■ GIVEN PROBLEM ■
Count every line that has "Convert" in it and give the total, nothing more.

■ RECORD EXCERPTS ■
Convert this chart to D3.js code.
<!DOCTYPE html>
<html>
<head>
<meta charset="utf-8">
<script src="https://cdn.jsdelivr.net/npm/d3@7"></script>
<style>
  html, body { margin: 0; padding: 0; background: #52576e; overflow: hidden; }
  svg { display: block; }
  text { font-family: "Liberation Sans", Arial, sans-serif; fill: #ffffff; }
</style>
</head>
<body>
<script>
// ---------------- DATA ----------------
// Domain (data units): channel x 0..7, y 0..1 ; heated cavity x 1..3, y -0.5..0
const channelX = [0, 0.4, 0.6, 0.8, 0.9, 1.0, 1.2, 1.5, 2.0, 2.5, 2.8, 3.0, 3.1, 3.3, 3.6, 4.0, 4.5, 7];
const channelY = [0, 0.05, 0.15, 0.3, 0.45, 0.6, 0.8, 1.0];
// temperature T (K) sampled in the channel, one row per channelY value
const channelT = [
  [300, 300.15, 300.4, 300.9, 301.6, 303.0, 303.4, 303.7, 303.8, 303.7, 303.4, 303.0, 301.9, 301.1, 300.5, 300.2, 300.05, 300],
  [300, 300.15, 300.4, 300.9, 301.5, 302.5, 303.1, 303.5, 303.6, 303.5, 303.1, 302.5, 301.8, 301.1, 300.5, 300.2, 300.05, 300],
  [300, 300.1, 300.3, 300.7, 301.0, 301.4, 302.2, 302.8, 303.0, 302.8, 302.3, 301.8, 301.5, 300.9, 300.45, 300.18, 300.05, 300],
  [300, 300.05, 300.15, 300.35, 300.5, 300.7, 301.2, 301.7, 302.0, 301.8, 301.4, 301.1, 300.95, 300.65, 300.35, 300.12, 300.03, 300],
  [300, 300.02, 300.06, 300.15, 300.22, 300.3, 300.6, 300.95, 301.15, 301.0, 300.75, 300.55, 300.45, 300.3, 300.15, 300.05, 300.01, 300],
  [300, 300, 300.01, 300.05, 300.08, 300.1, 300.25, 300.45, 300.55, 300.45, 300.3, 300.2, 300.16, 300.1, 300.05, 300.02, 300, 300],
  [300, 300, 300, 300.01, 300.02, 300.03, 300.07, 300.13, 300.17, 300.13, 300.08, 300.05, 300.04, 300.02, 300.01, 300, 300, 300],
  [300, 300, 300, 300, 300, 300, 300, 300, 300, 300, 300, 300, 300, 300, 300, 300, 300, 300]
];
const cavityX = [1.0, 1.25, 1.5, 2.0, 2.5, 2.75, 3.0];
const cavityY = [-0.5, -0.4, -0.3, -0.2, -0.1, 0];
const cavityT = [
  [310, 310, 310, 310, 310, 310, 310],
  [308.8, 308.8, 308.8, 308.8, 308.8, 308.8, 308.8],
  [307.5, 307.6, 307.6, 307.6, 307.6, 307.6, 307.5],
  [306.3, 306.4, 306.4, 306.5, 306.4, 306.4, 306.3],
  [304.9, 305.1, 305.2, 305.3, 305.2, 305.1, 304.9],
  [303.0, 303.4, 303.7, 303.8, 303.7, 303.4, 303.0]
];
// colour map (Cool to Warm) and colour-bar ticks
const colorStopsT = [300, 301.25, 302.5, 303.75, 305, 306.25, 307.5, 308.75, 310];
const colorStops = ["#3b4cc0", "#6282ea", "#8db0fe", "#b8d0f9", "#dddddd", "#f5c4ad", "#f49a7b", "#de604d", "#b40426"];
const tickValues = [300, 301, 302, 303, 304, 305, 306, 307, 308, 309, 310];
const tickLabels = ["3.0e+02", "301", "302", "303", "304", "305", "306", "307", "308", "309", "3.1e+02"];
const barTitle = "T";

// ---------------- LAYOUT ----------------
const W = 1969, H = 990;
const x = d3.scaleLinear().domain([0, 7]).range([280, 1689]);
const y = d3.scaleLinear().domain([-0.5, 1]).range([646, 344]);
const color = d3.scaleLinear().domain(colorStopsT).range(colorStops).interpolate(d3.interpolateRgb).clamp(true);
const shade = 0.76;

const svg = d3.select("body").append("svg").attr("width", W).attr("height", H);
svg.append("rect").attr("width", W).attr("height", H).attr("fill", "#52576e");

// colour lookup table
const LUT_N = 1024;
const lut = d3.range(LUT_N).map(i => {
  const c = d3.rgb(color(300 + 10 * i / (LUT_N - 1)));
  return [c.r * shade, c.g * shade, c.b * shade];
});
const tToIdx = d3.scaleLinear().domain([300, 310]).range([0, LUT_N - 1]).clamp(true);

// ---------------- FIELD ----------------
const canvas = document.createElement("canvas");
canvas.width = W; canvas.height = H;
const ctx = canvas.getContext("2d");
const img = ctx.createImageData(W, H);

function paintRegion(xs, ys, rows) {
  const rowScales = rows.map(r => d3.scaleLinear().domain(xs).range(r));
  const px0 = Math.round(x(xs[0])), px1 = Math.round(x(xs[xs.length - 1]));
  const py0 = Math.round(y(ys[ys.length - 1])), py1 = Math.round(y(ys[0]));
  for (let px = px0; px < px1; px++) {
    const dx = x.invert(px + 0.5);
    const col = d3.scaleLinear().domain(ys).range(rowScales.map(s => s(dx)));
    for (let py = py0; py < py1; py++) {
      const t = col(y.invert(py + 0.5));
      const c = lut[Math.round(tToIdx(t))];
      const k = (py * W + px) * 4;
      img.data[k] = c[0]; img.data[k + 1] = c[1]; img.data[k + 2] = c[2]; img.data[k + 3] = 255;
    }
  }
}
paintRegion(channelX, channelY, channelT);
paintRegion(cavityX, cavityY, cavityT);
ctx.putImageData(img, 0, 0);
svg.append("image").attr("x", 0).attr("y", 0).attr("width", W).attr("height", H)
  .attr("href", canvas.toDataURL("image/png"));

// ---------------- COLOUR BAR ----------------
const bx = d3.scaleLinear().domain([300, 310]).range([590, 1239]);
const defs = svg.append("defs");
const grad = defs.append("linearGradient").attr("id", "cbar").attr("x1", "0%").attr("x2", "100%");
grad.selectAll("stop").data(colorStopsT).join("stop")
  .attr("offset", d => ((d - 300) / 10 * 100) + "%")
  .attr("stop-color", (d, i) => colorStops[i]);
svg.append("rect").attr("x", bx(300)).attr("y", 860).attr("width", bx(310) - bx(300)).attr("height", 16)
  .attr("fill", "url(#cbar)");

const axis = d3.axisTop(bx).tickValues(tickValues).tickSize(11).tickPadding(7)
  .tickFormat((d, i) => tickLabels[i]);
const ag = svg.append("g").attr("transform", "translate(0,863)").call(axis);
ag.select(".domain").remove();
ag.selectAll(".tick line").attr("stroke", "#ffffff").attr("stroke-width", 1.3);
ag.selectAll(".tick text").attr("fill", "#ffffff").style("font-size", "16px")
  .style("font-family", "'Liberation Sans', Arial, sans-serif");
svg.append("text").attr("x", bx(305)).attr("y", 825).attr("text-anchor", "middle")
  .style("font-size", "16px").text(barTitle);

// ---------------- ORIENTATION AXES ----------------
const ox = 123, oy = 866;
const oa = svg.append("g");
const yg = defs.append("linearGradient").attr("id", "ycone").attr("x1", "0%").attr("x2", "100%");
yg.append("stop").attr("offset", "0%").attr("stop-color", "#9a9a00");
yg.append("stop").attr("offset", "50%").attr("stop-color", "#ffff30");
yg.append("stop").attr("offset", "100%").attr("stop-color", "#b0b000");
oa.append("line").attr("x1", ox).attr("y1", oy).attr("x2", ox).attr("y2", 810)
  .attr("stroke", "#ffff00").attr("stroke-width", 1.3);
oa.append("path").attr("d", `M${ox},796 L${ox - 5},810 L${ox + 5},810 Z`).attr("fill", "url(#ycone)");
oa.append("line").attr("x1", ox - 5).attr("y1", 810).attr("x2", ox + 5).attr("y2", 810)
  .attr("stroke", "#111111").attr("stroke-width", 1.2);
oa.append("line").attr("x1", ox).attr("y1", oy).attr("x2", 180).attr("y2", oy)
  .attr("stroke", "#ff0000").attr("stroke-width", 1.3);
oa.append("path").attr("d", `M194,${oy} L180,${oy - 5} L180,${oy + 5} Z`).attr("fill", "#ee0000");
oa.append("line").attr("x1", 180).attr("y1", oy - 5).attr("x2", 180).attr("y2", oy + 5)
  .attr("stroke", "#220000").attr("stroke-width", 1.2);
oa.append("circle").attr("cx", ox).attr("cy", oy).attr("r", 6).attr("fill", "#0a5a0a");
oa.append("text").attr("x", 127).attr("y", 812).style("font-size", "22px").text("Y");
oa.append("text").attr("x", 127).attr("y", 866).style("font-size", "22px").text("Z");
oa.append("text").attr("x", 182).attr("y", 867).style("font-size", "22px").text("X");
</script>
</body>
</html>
==
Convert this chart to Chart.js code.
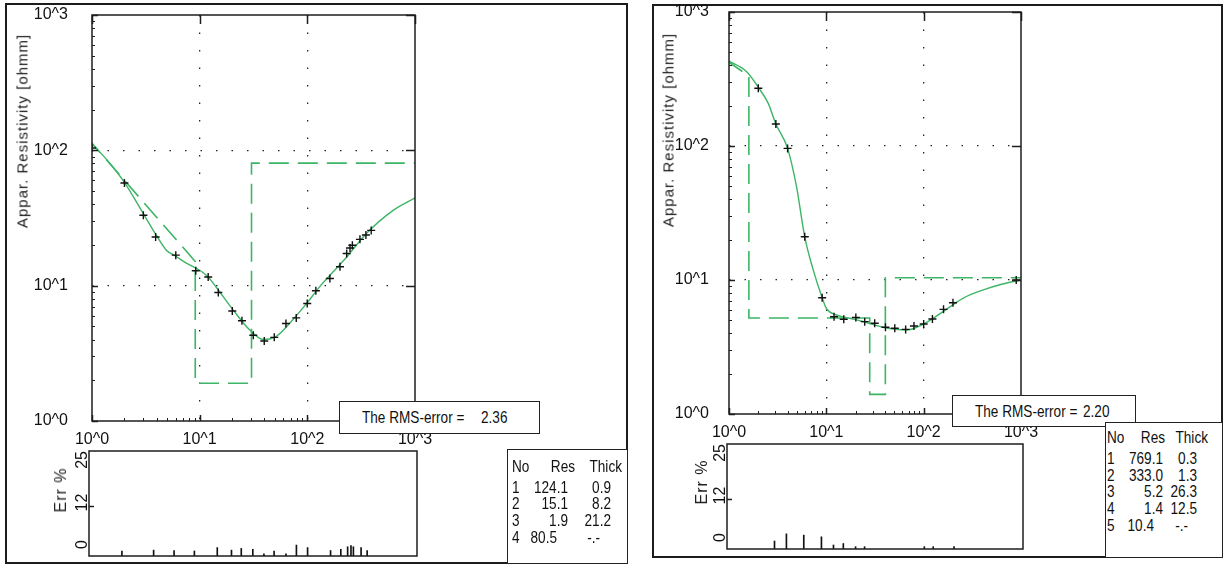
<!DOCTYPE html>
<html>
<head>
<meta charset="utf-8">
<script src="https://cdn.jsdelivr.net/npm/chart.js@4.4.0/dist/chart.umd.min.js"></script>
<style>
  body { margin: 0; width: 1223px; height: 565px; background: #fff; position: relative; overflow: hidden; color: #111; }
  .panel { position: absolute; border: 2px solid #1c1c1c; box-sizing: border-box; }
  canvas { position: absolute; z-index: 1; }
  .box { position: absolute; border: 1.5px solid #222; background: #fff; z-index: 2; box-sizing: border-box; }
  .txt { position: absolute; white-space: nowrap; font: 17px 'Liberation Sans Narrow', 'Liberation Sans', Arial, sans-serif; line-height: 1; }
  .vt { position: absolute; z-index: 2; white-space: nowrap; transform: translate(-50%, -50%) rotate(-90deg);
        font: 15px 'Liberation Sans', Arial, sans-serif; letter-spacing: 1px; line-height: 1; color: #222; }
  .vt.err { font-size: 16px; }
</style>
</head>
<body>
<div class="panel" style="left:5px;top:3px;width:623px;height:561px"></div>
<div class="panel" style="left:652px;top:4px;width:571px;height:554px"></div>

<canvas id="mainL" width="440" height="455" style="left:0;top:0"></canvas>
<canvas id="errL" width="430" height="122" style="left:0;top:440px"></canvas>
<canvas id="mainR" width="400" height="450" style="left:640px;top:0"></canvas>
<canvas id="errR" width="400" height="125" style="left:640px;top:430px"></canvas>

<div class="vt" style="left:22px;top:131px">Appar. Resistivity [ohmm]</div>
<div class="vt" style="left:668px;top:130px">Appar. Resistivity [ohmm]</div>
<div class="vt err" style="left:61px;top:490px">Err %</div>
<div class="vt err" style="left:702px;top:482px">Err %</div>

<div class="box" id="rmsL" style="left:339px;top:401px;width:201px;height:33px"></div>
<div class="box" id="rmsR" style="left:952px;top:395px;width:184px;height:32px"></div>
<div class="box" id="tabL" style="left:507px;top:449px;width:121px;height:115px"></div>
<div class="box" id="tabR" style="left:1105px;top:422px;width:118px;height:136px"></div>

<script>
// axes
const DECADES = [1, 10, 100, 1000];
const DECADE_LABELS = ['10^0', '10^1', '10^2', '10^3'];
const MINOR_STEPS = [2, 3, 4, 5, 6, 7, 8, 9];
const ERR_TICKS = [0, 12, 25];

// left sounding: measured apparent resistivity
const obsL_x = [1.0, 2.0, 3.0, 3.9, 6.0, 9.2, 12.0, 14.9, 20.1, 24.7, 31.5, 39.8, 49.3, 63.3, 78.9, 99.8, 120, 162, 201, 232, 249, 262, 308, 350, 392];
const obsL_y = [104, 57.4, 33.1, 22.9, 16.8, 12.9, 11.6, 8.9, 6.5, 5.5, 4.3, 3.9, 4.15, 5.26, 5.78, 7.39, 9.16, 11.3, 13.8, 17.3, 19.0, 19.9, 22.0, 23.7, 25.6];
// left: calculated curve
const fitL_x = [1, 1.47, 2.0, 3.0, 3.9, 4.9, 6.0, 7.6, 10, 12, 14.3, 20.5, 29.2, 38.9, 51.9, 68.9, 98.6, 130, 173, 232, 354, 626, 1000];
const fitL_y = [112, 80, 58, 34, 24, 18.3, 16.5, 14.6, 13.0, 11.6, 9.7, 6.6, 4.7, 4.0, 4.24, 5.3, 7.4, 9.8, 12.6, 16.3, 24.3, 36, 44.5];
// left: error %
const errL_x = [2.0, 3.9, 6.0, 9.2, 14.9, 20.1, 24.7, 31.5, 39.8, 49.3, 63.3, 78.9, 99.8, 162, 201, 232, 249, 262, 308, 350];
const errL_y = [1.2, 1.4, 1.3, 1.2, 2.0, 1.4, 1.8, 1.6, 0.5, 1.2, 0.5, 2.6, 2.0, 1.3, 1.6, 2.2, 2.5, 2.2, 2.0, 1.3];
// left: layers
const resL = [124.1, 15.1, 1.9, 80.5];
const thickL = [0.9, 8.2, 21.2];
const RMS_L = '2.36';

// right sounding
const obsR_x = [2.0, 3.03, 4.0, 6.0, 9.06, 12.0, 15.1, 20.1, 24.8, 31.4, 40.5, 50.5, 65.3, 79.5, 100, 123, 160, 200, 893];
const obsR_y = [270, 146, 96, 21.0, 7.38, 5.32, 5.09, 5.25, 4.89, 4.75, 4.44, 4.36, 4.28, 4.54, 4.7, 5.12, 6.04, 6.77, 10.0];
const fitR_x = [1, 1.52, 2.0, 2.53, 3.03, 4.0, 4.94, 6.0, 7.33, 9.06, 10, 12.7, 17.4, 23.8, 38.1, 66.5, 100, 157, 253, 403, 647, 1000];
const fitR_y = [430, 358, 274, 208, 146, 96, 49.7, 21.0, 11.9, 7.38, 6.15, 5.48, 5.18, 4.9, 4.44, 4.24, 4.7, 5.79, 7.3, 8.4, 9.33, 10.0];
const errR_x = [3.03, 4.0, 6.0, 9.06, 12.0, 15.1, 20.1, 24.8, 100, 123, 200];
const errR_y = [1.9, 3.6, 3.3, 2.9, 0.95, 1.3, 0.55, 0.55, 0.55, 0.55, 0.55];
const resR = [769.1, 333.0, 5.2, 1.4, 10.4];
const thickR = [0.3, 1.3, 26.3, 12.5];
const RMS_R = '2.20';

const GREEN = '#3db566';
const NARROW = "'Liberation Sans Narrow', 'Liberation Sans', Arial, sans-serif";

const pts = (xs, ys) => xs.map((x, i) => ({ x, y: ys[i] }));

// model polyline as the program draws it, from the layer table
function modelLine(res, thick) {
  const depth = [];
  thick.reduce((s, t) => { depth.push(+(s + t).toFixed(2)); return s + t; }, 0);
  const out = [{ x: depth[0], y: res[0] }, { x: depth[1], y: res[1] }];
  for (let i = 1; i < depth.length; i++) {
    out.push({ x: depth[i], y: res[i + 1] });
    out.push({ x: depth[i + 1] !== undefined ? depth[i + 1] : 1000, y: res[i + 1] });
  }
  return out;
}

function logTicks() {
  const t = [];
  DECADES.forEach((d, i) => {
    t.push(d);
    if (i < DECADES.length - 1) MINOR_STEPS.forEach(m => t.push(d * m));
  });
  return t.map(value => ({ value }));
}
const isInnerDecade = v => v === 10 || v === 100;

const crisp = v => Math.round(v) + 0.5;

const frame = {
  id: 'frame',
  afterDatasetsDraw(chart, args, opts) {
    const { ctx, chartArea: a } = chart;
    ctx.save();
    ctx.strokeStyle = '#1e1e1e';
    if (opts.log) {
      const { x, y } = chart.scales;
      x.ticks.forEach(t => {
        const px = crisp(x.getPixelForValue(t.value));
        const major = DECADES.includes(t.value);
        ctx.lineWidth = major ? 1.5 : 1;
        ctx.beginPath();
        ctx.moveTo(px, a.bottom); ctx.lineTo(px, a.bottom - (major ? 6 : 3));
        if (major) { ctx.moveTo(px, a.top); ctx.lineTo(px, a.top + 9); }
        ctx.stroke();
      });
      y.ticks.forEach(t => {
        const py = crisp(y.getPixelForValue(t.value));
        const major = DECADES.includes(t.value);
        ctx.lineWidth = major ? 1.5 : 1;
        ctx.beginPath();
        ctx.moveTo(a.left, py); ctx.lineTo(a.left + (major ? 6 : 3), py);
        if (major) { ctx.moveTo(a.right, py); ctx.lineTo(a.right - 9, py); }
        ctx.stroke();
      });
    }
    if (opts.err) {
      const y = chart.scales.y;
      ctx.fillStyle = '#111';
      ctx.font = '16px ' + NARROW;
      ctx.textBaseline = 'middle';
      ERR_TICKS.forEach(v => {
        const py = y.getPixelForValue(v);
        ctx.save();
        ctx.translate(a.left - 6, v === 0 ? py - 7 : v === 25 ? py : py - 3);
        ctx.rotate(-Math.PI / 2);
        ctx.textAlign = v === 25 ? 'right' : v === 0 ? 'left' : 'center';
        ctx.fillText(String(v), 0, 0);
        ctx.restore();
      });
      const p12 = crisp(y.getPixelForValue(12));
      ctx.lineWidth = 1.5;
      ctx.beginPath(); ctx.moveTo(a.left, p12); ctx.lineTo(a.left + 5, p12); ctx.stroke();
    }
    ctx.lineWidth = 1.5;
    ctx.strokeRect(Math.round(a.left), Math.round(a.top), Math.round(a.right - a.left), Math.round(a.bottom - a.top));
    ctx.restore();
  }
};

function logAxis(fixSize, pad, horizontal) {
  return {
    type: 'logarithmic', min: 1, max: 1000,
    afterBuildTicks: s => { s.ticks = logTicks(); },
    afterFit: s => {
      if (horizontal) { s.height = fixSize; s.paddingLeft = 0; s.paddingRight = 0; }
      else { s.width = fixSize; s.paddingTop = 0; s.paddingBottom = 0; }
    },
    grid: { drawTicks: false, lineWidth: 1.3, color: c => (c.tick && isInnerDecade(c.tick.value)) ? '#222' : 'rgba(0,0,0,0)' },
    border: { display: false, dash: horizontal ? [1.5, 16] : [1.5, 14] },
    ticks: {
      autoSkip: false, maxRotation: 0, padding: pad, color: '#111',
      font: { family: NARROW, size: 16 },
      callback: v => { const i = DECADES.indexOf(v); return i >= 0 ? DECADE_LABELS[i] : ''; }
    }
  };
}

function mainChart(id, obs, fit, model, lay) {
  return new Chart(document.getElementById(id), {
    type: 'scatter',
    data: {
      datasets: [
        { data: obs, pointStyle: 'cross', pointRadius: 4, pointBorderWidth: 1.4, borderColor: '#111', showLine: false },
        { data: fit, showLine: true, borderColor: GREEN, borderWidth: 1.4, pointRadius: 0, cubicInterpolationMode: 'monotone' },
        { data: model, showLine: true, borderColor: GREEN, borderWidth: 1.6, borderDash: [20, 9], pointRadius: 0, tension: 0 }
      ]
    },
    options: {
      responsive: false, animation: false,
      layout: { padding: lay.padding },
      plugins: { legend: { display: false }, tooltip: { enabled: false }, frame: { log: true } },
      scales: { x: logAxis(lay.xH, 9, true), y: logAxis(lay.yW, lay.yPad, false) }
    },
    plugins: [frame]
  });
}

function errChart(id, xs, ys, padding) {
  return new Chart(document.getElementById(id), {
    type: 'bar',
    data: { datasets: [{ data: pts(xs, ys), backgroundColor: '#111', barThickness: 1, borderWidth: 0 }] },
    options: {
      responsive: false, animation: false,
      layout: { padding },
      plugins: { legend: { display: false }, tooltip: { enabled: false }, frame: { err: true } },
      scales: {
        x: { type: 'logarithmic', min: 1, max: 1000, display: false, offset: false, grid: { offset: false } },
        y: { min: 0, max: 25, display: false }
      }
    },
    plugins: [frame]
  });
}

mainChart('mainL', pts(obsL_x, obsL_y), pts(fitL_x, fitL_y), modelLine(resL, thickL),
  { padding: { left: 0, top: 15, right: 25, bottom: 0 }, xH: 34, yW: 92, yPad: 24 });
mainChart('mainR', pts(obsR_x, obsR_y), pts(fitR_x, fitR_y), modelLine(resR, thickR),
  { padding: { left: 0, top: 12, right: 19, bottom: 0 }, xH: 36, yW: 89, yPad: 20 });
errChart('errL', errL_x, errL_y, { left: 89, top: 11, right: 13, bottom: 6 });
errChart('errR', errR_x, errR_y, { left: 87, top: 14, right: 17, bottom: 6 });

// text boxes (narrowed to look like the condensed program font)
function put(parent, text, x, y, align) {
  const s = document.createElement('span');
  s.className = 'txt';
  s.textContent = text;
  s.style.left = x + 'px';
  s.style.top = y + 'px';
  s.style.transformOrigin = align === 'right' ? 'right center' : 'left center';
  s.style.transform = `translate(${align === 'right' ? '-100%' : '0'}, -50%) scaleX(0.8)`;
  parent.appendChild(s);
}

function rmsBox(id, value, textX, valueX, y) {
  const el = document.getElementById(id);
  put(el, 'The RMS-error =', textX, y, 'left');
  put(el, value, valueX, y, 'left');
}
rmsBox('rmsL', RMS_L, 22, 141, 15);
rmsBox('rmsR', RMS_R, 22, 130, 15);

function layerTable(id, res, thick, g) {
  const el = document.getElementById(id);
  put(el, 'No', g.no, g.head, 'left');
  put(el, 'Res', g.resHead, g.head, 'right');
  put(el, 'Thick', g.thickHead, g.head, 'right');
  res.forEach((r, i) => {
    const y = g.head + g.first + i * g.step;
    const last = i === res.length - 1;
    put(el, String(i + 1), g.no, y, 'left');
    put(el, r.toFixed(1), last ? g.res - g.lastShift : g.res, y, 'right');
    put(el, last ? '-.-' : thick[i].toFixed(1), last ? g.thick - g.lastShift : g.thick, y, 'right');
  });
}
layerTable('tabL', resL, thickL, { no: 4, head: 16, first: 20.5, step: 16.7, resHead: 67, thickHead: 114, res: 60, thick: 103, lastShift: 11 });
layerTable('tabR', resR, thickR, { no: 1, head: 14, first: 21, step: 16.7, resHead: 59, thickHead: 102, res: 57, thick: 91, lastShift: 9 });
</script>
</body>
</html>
* * *
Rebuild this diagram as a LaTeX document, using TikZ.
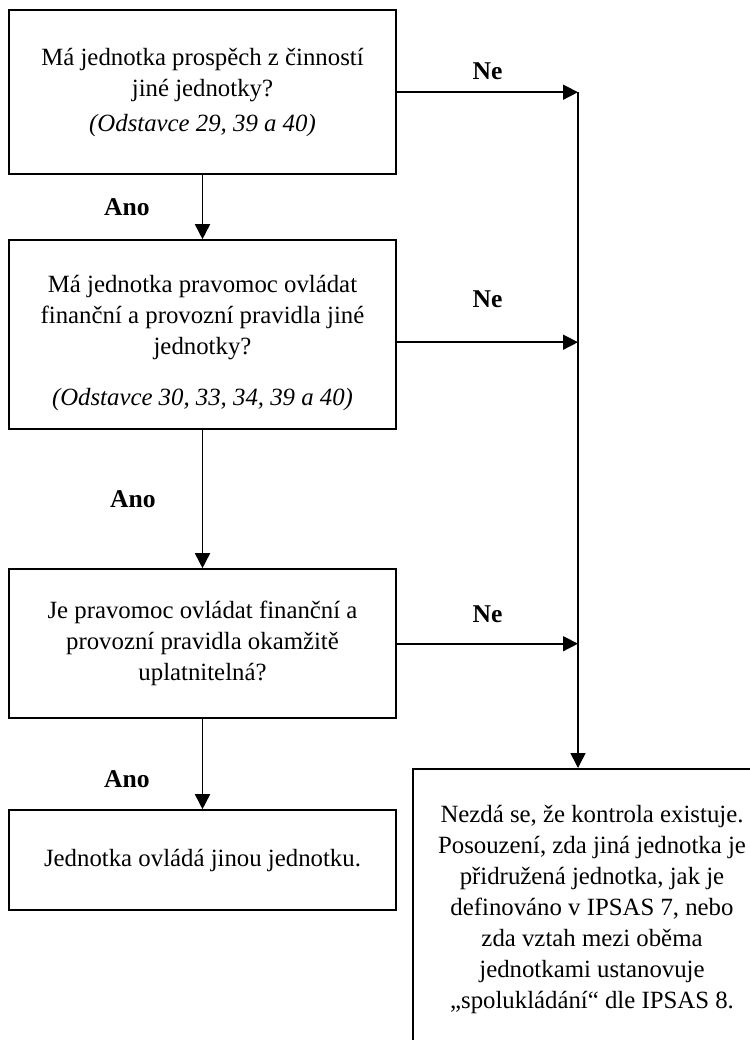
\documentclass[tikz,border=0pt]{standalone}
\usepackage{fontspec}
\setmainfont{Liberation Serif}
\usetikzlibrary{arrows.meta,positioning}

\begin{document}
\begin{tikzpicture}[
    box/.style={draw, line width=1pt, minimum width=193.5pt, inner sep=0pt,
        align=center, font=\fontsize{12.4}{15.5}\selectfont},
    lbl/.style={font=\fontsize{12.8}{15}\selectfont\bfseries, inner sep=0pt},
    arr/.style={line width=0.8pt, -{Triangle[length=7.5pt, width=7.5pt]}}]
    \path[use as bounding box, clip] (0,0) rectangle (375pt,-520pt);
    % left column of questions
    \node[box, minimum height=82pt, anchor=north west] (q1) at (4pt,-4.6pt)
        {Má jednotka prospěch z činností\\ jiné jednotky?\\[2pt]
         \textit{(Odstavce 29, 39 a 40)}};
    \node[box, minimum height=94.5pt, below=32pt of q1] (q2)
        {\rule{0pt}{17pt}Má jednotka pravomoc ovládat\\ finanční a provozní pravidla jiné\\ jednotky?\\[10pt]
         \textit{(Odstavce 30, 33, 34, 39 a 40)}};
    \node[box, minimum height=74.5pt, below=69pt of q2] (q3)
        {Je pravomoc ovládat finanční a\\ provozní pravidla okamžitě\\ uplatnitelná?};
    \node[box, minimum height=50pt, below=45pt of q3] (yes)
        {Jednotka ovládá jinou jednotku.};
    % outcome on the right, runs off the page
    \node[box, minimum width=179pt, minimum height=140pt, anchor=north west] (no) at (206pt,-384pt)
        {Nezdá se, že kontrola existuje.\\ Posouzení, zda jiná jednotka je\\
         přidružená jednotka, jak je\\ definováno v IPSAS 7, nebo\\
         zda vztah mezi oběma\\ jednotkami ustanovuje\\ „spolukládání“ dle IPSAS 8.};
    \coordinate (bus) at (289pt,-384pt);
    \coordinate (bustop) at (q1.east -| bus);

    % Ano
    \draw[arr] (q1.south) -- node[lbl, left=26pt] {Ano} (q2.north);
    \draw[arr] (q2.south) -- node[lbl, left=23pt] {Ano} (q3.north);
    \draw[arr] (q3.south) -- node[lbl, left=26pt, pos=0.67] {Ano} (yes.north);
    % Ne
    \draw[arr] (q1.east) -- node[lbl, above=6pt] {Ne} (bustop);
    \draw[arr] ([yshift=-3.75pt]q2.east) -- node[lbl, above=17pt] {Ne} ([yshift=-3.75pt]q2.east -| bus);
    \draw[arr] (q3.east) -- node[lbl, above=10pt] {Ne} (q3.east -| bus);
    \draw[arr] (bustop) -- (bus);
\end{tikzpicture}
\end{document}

■ TASK RESPONSE ■
2